В каждом из нас есть что-то от граммофона, но так называемая выдающаяся личность, которая произносит публичные речи об образовании и книгах, раздает награды и открывает учебные заведения, — это уже законченный граммофон. Эти люди все время говорят одно и то же и всегда одним и тем же тоном. Если каждый из них по правде личность, то зачем бы им так поступать?
Я не могу не подозревать, что где-то в преисподней идет оптовая торговля пластинками для этих знатных граммофонов, причем отдают их почти задаром. Не иначе, как они там наладили массовое производство речей о «бессистемном чтении» и о том различии между «современной» и серьезной литературой, о котором болтает сейчас без устали кто попало. Граммофоны, кое-как замаскированные под епископов, еще менее замаскированные граммофоны, которые называются выдающимися государственными деятелями, а также граммофоны — кавалеры ордена Бани и граммофоны — члены Королевского Общества вновь и вновь начинают талдычить нам об этом и будут талдычить то же самое нашим внукам, когда мы умрем, а наши слабые протесты будут забыты.
И почти столь же беззастенчиво любят они повторять, что нынешний век — век специализации. Нам всем знакомы томно опущенные веки одной выдающейся личности, когда она одаряет нас этим открытием, и мы помним, какие поучительные выводы из этого следуют, какие напыщенные предупреждения нам преподносятся и что это все за велеречивая чепуха.

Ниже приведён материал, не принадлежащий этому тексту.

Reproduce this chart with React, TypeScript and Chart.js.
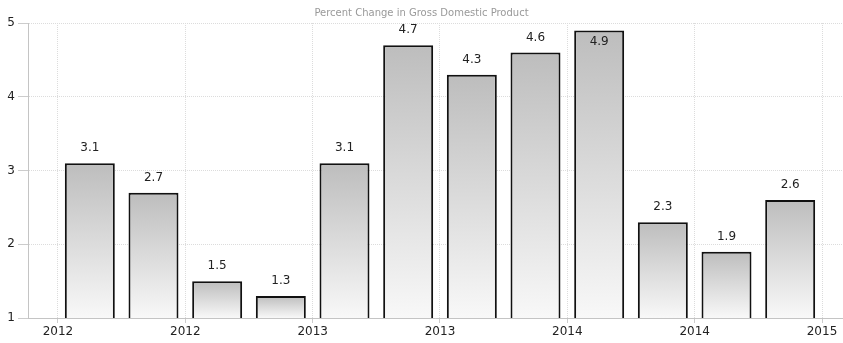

Наш век — что угодно, но только не век специализации. Во всей истории человечества едва ли был век, который с меньшим основанием можно было бы именовать веком специализации. Не надо долго думать, чтоб это понять. В наш век происходят такие перемены, как никогда прежде: меняются условия быта, меняется средняя продолжительность жизни, меняется сам ритм жизни, — а это все несовместимо со специализацией. Ведь человек может специализироваться только в стабильной обстановке.
В высшей степени благоприятствовали, например, специализации те условия жизни, которые существовали в Индии в прошлом поколении. Вчерашние жестянщик или портной, колесный мастер или аптекарь работали почти в тех же условиях, в каких работали люди тех же профессий за пять веков до них. Они располагали теми же средствами, тем же инструментом и материалами, делали одни и те же вещи для одних и тех же целей. В узких границах, поставленных ему, каждый из них доводил работу до совершенства, его руки и его ум были подчинены его профессии. Даже его одежда и манера держать себя определялись его профессией. Короче, это был высокоспециализированный человек. Эти свои профессиональные качества и отличия он передавал своему сыну. В социальной жизни логическим выражением такой высокой степени специализации стала каста. И действительно, что, кроме касты, могло бы лучше выразить эти классовые особенности? Но для нашего времени характерно, как нетрудно заметить, исчезновение каст и неустойчивость классовых различий. Если посмотреть на условия промышленного производства, окажется, что специализация сохраняется в той только мере, в какой на профессию не воздействуют изобретения и нововведения.